Babaçú gathering dates back to pre-Columbian times. It now represents a major income source for half a million mostly Afro-descendant and indigenous female Quebradeiras who gather and process the babaçú nut. However large-scale land appropriation is now making it increasingly difficult for women to access babaçú forests.

Since the 1980s, industrial farmers have been acquiring and enclosing vast parcels of primary land where the babaçú grows, and they now intend to clearcut and burn the forest to breed cattle or grow soybeans for biofuel. They especially want to stop indigenous and Afro-descendant collectors from traversing the forested areas, even though the babaçú nut just falls to earth and otherwise remains unused. Deterrents include erecting barbed wire fences or hiring gunmen.

The Interstate Movement of Babaçú Coconut Breakers (MIQCB) has been trying to negotiate access with the local, regional and national governments, and discussing the laws for free access to the babaçú forests. They have also held the government accountable for illegal logging and forest destruction.

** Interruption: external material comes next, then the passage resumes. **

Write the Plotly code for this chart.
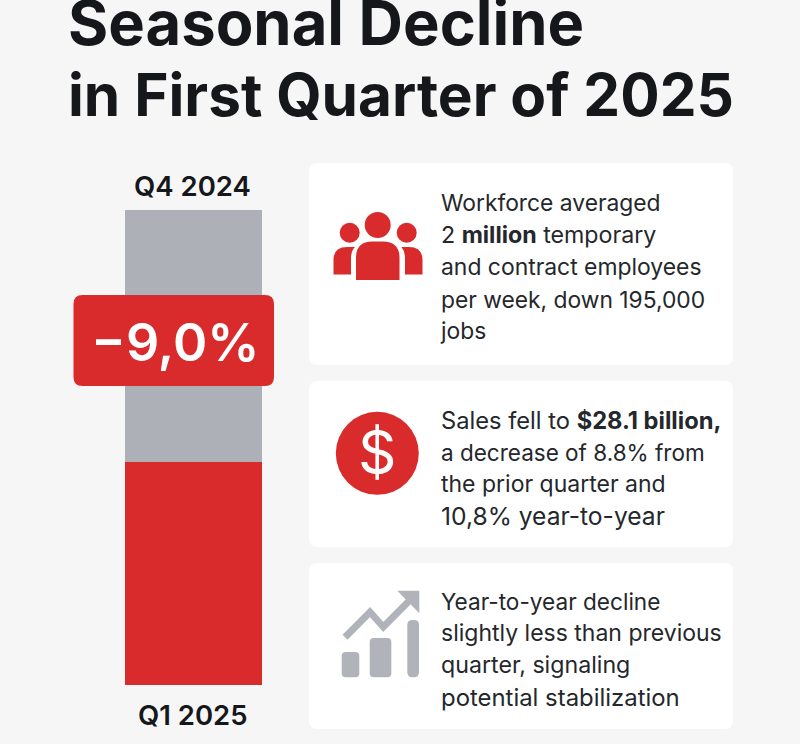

Some researchers see potential in the babaçú palm for biofuel, but industrialists lack interest because of supply logistics and difficulty in processing the nut. Nevertheless, NGO and university projects in 2007 continued trying to attract Afro-descendant and indigenous Quebradeiras women toward using babaçú for agrofuel. Collectors can earn more selling the multi-use nut than from processed oil. They are also well aware of the effects of the soybean and sugarcane industries on independent farmers and remain uninterested in turning babaçú into a corporate biofuel activity.